If Peppermint is a success, and so far it has received unanimously positive critical appraisal, then Weaver would like to see other cloud-centric Linux distros follow suit with collaboration as the key word.

"Every new project gives everyone a new point of reference, some new ideas, and some new inspiration. Collaboration with other projects is most certainly a good thing and I'm looking forward to what comes out other people's decision to collaborate with us."

For Peppermint itself, coming out of beta into a public release is really only the start. Once available for public consumption, there are constant updates Weaver's team needs to maintain.

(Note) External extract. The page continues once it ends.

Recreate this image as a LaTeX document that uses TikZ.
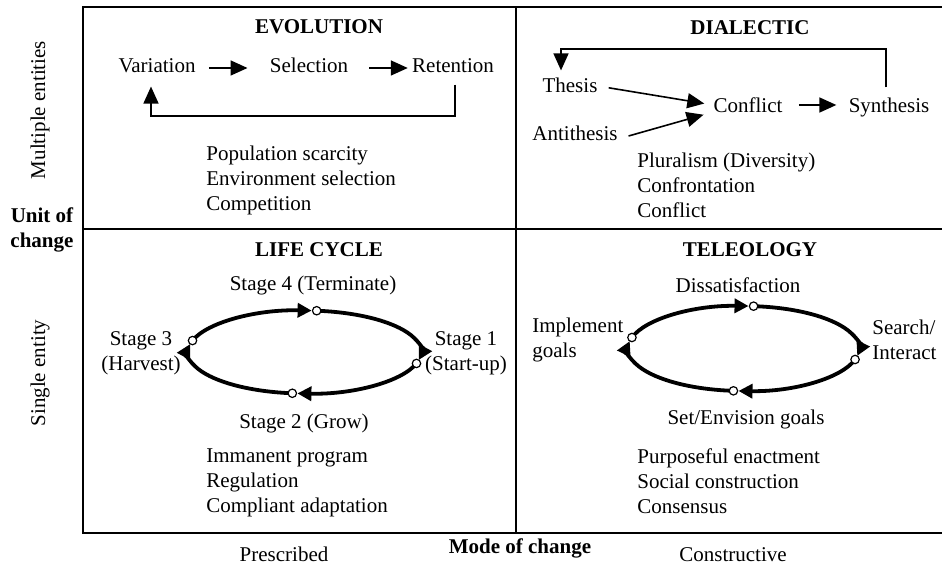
\documentclass[tikz,border=0pt]{standalone}
\usepackage{fontspec}
\setmainfont{Liberation Serif}
\usetikzlibrary{arrows.meta}
\pgfdeclarelayer{bg}
\pgfsetlayers{bg,main}

\begin{document}
\begin{tikzpicture}[x=0.5pt, y=-0.5pt,
	every node/.style={inner sep=0pt, font=\fontsize{10.5}{12.4}\selectfont},
	lbl/.style={text height=0.7em, text depth=0.22em},
	ttl/.style={font=\fontsize{10.5}{12.4}\selectfont\bfseries},
	txt/.style={align=left, anchor=west},
	dot/.style={circle, draw, fill=white, minimum size=4.2pt, line width=0.6pt},
	arr/.style={line width=0.8pt, -{Triangle[length=8.5pt, width=7.5pt]}},
	cyc/.style={line width=1.9pt, -{Triangle[length=7pt, width=7pt]}}
	]
	\useasboundingbox (0,0) rectangle (942,566);
	% \draw[help lines] (0,0) grid[step=50] (942,566);

	% frame
	\draw[line width=1pt] (942,7) -- (83,7) -- (83,533) -- (942,533);
	\draw[line width=1pt] (83,229) -- (942,229);
	\draw[line width=1pt] (516,7) -- (516,533);

	% axes
	\node[rotate=90] (multi) at (40,110) {Multiple entities};
	\node[rotate=90] (single) at (40,373) {Single entity};
	\node[ttl, align=center] (unit) at (42,230) {Unit of\\change};
	\node (presc) at (284,554) {Prescribed};
	\node[ttl] (mode) at (520,548) {Mode of change};
	\node (constr) at (733,555) {Constructive};

	% evolution
	\node[ttl] (evo) at (319,27) {EVOLUTION};
	\node[lbl] (var) at (157,68) {Variation};
	\node[lbl] (sel) at (309,68) {Selection};
	\node[lbl] (ret) at (453,68) {Retention};
	\coordinate (ebot) at (300,116);
	\draw[arr, shorten <=6.5pt, shorten >=11pt] (var) -- (sel);
	\draw[arr, shorten <=10.5pt, shorten >=2pt] (sel) -- (ret);
	\draw[arr] ([shift={(1pt,-3.5pt)}]ret.south) |- (ebot) -| ([shift={(-3pt,-4.5pt)}]var.south);
	\node[txt] (evotxt) at (206,180.5) {Population scarcity\\Environment selection\\Competition};

	% dialectic
	\node[ttl] (dia) at (750,28) {DIALECTIC};
	\node[lbl] (thesis) at (570,88) {Thesis};
	\node[lbl] (anti) at (575,136) {Antithesis};
	\node[lbl] (conf) at (748,108) {Conflict};
	\node[lbl] (syn) at (889,108) {Synthesis};
	\coordinate (dtop) at (700,49);
	\draw[arr, shorten <=5.5pt, shorten >=4.5pt] ([yshift=1pt]thesis.east) -- ([yshift=1.5pt]conf.west);
	\draw[arr, shorten <=5.5pt, shorten >=5pt] ([yshift=-1.5pt]anti.east) -- ([yshift=-2pt]conf.west);
	\draw[arr, shorten <=8pt, shorten >=6pt] ([yshift=1.5pt]conf.east) -- ([yshift=1.5pt]syn.west);
	\draw[arr] ([shift={(-1.5pt,5.5pt)}]syn.north) |- (dtop) -| ([shift={(-4.5pt,4pt)}]thesis.north);
	\node[txt] (diatxt) at (637,185.5) {Pluralism (Diversity)\\Confrontation\\Conflict};

	% life cycle
	\node[ttl] (life) at (319,250) {LIFE CYCLE};
	\coordinate (lcc) at (304.5,352);
	\path (lcc) ++(16:116.5 and 41.5) node[dot] (lc1) {};
	\path (lcc) ++(96:116.5 and 41.5) node[dot] (lc2) {};
	\path (lcc) ++(196:116.5 and 41.5) node[dot] (lc3) {};
	\path (lcc) ++(276:116.5 and 41.5) node[dot] (lc4) {};
	\begin{pgfonlayer}{bg}
		\draw[cyc] (lc4.center) arc[start angle=276, end angle=371, x radius=116.5, y radius=41.5];
		\draw[cyc] (lc1.center) arc[start angle=16, end angle=93.5, x radius=116.5, y radius=41.5];
		\draw[cyc] (lc2.center) arc[start angle=96, end angle=191, x radius=116.5, y radius=41.5];
		\draw[cyc] (lc3.center) arc[start angle=196, end angle=273.5, x radius=116.5, y radius=41.5];
	\end{pgfonlayer}
	\node (st4) at (313,285) {Stage 4 (Terminate)};
	\node[align=center] (st1) at (466,353) {Stage 1\\(Start-up)};
	\node (st2) at (304,423) {Stage 2 (Grow)};
	\node[align=center] (st3) at (141,353) {Stage 3\\(Harvest)};
	\node[txt] (lifetxt) at (206,483) {Immanent program\\Regulation\\Compliant adaptation};

	% teleology
	\node[ttl] (tel) at (750,250) {TELEOLOGY};
	\coordinate (tcc) at (743.5,348.5);
	\path (tcc) ++(15:115.5 and 42.5) node[dot] (tc1) {};
	\path (tcc) ++(95:115.5 and 42.5) node[dot] (tc2) {};
	\path (tcc) ++(195:115.5 and 42.5) node[dot] (tc3) {};
	\path (tcc) ++(275:115.5 and 42.5) node[dot] (tc4) {};
	\begin{pgfonlayer}{bg}
		\draw[cyc] (tc4.center) arc[start angle=275, end angle=370, x radius=115.5, y radius=42.5];
		\draw[cyc] (tc1.center) arc[start angle=15, end angle=92.5, x radius=115.5, y radius=42.5];
		\draw[cyc] (tc2.center) arc[start angle=95, end angle=190, x radius=115.5, y radius=42.5];
		\draw[cyc] (tc3.center) arc[start angle=195, end angle=272.5, x radius=115.5, y radius=42.5];
	\end{pgfonlayer}
	\node (dis) at (738,285) {Dissatisfaction};
	\node[txt] (search) at (872,340) {Search/\\Interact};
	\node (setg) at (746,419) {Set/Envision goals};
	\node[txt] (impl) at (532,340) {Implement\\goals};
	\node[txt] (teltxt) at (637,481) {Purposeful enactment\\Social construction\\Consensus};
\end{tikzpicture}
\end{document}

"We have a couple of new releases, including a 64-bit release that we're working hard on at the moment. In addition, Peppermint is updated at least once a month to reflect current package updates, bug fixes, and application changes in order to provide a constantly improving system," he said.

"We have a few surprises up our sleeves as well, so be sure to stay tuned."

No sooner did Weaver sign off then Remington came back to give The INQUIRER a UK exclusive on the team's work.

"In the near future we'll be releasing Peppermint Ice. It will feature Chromium as the default browser and will likely be even more cloud focused," Remington predicted.

pmi

"Once we launch Peppermint Ice we will be working towards bringing integration with Google Cloud Print as the next logical step in development for Ice and all other Peppermint versions."

Remington said the team is finding large groups of people who were experimenting with the combination of Peppermint and Chromium and getting great results.

"We listened to these skilled users of ours on the forum, picked their brains a little, and now we can offer Peppermint Ice as a crowd sourced or 'cloud sourced' product. Testing started this week and we plan on launching it very soon. All we can say is that Peppermint is fast.